Middle Eastern, North African, and Pakistani populations are even more extreme. You can see it in the figure above. Across short runs of homozogosity the results converge onto what you’d expect, roughly. But Middle Eastern populations are a huge anomaly at long runs. That’s because of this:
From 20–50% of all marriages in the GME are consanguineous (as compared with <0.2% in the Americas and Western Europe)1, 2, 3, with the majority between first cousins. This roughly 100-fold higher rate of consanguinity has correlated with roughly a doubling of the rate of recessive Mendelian disease19, 20. European, African, and East Asian 1000 Genomes Project populations all had medians for the estimated inbreeding coefficient (F) of ~0.005, whereas GME F values ranged from 0.059 to 0.098, with high variance within each population (Fig. 2c). Thus, measured F values were approximately 10- to 20-fold higher in GME populations, reflecting the shared genomic blocks common to all human populations. F values were dominated by structure from the immediate family rather than historical or population-wide data trends (Supplementary Fig. 8). Examination of the larger set of 1,794 exomes that included many parent–child trios also showed an overwhelming influence of structure from the immediate family, with offspring from first-cousin marriages displaying higher F values than those from non-consanguineous marriages (Fig. 2d).

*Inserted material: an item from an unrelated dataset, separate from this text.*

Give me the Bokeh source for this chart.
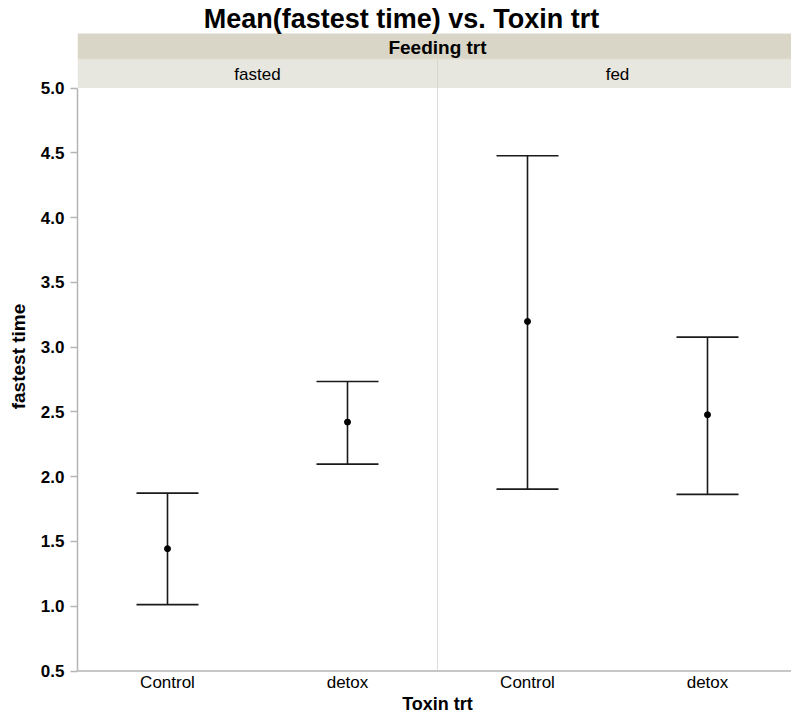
from bokeh.plotting import figure
from bokeh.models import (ColumnDataSource, Whisker, TeeHead, FixedTicker, Range1d)
from bokeh.core.properties import value
from bokeh.embed import file_html
from bokeh.resources import INLINE

# ---- data ----
feeding_levels = ["fasted", "fed"]
toxin_levels = ["Control", "detox"]
feeding = ["fasted", "fasted", "fed", "fed"]
toxin = ["Control", "detox", "Control", "detox"]
means = [1.444, 2.421, 3.198, 2.478]
upper = [1.873, 2.735, 4.477, 3.077]
lower = [1.012, 2.097, 1.904, 1.863]
y_ticks = [0.5, 1.0, 1.5, 2.0, 2.5, 3.0, 3.5, 4.0, 4.5, 5.0]

FONT = "Liberation Sans"
W, H = 791, 712
LEFT = 77
FRAME_W = W - LEFT
PX_PER_X = 180.0          # one category slot
Y0, Y1 = 0.5, 5.0
TOP_PX, BOT_PX = 87.5, 670.5   # pixel rows of 5.0 and 0.5
PX_PER_Y = (BOT_PX - TOP_PX) / (Y1 - Y0)

x_end = FRAME_W / PX_PER_X
y_end = Y1 + TOP_PX / PX_PER_Y
y_start = Y0 - (H - BOT_PX) / PX_PER_Y

def py(pix):  # pixel row -> data y
    return y_end - pix / PX_PER_Y

def px(pix):  # pixel column -> data x
    return (pix - LEFT) / PX_PER_X

n_t = len(toxin_levels)
# positions via category indices
xs = [feeding_levels.index(f) * n_t + toxin_levels.index(t) + 0.5
      for f, t in zip(feeding, toxin)]
src = ColumnDataSource(dict(x=xs, mean=means, upper=upper, lower=lower))

p = figure(width=W, height=H, output_backend="svg", toolbar_location=None,
           x_range=Range1d(0, x_end), y_range=Range1d(y_start, y_end),
           min_border_left=LEFT, min_border_right=0, min_border_top=0,
           min_border_bottom=0, outline_line_color=None)
p.grid.visible = False
p.background_fill_color = "white"
p.xaxis.visible = False

# header bands
p.quad(left=[0], right=[x_end], bottom=[py(58.5)], top=[py(33)],
       fill_color="#d9d6c7", line_color=None)
p.quad(left=[0], right=[x_end], bottom=[Y1], top=[py(59.5)],
       fill_color="#e7e7df", line_color=None)
p.segment(x0=[0], y0=[py(58.75)], x1=[x_end], y1=[py(58.75)],
          line_color="#e4e2d6", line_width=1.5)
# panel divider
p.segment(x0=[n_t], y0=[Y0], x1=[n_t], y1=[Y1], line_color="#dcdcdc", line_width=1)
p.segment(x0=[n_t], y0=[Y1], x1=[n_t], y1=[py(59.5)], line_color="#d6d6cc", line_width=1)
# x axis baseline
p.segment(x0=[0], y0=[Y0], x1=[x_end], y1=[Y0], line_color="#b5b5b5", line_width=1.5)

# header texts
p.text(x=[px(401)], y=[py(18)], text=["Mean(fastest time) vs. Toxin trt"],
       text_font=value(FONT), text_font_style="bold", text_font_size="27px",
       text_align="center", text_baseline="middle", text_color="black")
p.text(x=[n_t], y=[py(47)], text=["Feeding trt"],
       text_font=value(FONT), text_font_style="bold", text_font_size="19px",
       text_align="center", text_baseline="middle", text_color="black")
p.text(x=[i * n_t + n_t / 2 for i in range(len(feeding_levels))], y=[py(73.5)] * 2,
       text=feeding_levels, text_font=value(FONT), text_font_size="17px",
       text_align="center", text_baseline="middle", text_color="black")

# x tick labels and x axis title
p.text(x=xs, y=[py(682)] * len(xs), text=toxin, text_font=value(FONT),
       text_font_size="17px", text_align="center", text_baseline="middle",
       text_color="black")
p.text(x=[n_t], y=[py(703)], text=["Toxin trt"], text_font=value(FONT),
       text_font_style="bold", text_font_size="18px", text_align="center",
       text_baseline="middle", text_color="black")

# error bars
wh = Whisker(source=src, base="x", upper="upper", lower="lower", dimension="height",
             line_color="#1a1a1a", line_width=1.6,
             upper_head=TeeHead(size=62, line_color="#1a1a1a", line_width=1.6),
             lower_head=TeeHead(size=62, line_color="#1a1a1a", line_width=1.6))
p.add_layout(wh)
p.scatter("x", "mean", source=src, size=6, color="black")

# y axis
ya = p.yaxis[0]
ya.bounds = (Y0, Y1)
ya.ticker = FixedTicker(ticks=y_ticks)
ya.major_label_overrides = {t: f"{t:.1f}" for t in y_ticks}
ya.axis_line_color = "#b5b5b5"
ya.axis_line_width = 1.5
ya.major_tick_line_color = "#b5b5b5"
ya.major_tick_line_width = 1.5
ya.major_tick_in = 0
ya.major_tick_out = 7
ya.minor_tick_line_color = None
ya.major_label_text_font = FONT
ya.major_label_text_font_style = "bold"
ya.major_label_text_font_size = "17px"
ya.major_label_text_color = "black"
ya.major_label_standoff = 6
ya.axis_label = "fastest time"
ya.axis_label_text_font = FONT
ya.axis_label_text_font_style = "bold"
ya.axis_label_text_font_size = "19px"
ya.axis_label_text_color = "black"
ya.axis_label_standoff = 9

open("out.html", "w").write(file_html(p, INLINE))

The authors masked alleles which were part of the reason that individuals were included in the data set in the first place (to prevent ascertainment bias). Rather, they were focused on genome-wide patterns of loss of function and derived alleles. Because they were looking at many low frequency variants naturally they found a lot of new variation, totally unobserved in European dominated genetic data sets. This is why bringing genomics to the world is kind of a big deal.
For me this was the most interesting, and sad, result:
Despite millennia of elevated rates of consanguinity in the GME, we detected no evidence for purging of recessive alleles. Instead, we detected large, rare homozygous blocks, distinct from the small homozygous blocks found in other populations, supporting the occurrence of recent consanguineous matings and allowing the identification of genes harboring putatively high-impact homozygous variants in healthy humans from this population. Applying the GME Variome to future sequencing projects for subjects originating from the GME could aid in the identification of causative genes with recessive variants across all classes of disease. The GME Variome is a publicly accessible resource that will facilitate a broad range of genomic studies in the GME and globally.
The theory is simple. If you have inbreeding, you bring together deleterious recessive alleles, and so they get exposed to selection. In this way you can purge the segregating genetic load. It works with plants. But humans, and complex animals in general, are not plants. More precisely the authors “compared the distributions of derived allele frequencies (DAFs) in GME and 1000 Genomes Project populations.” If the load was being purged the frequency of deleterious alleles should be lower in the inbreeding populations. It wasn’t.
Middle Easterners should stop marrying cousins to reduce the disease load. But that’s just a recommendation. Some of these nations, like Qatar, have a lot of money to throw at Mendelian diseases. Perhaps they’ll use preimplantation genetic diagnosis? I don’t know.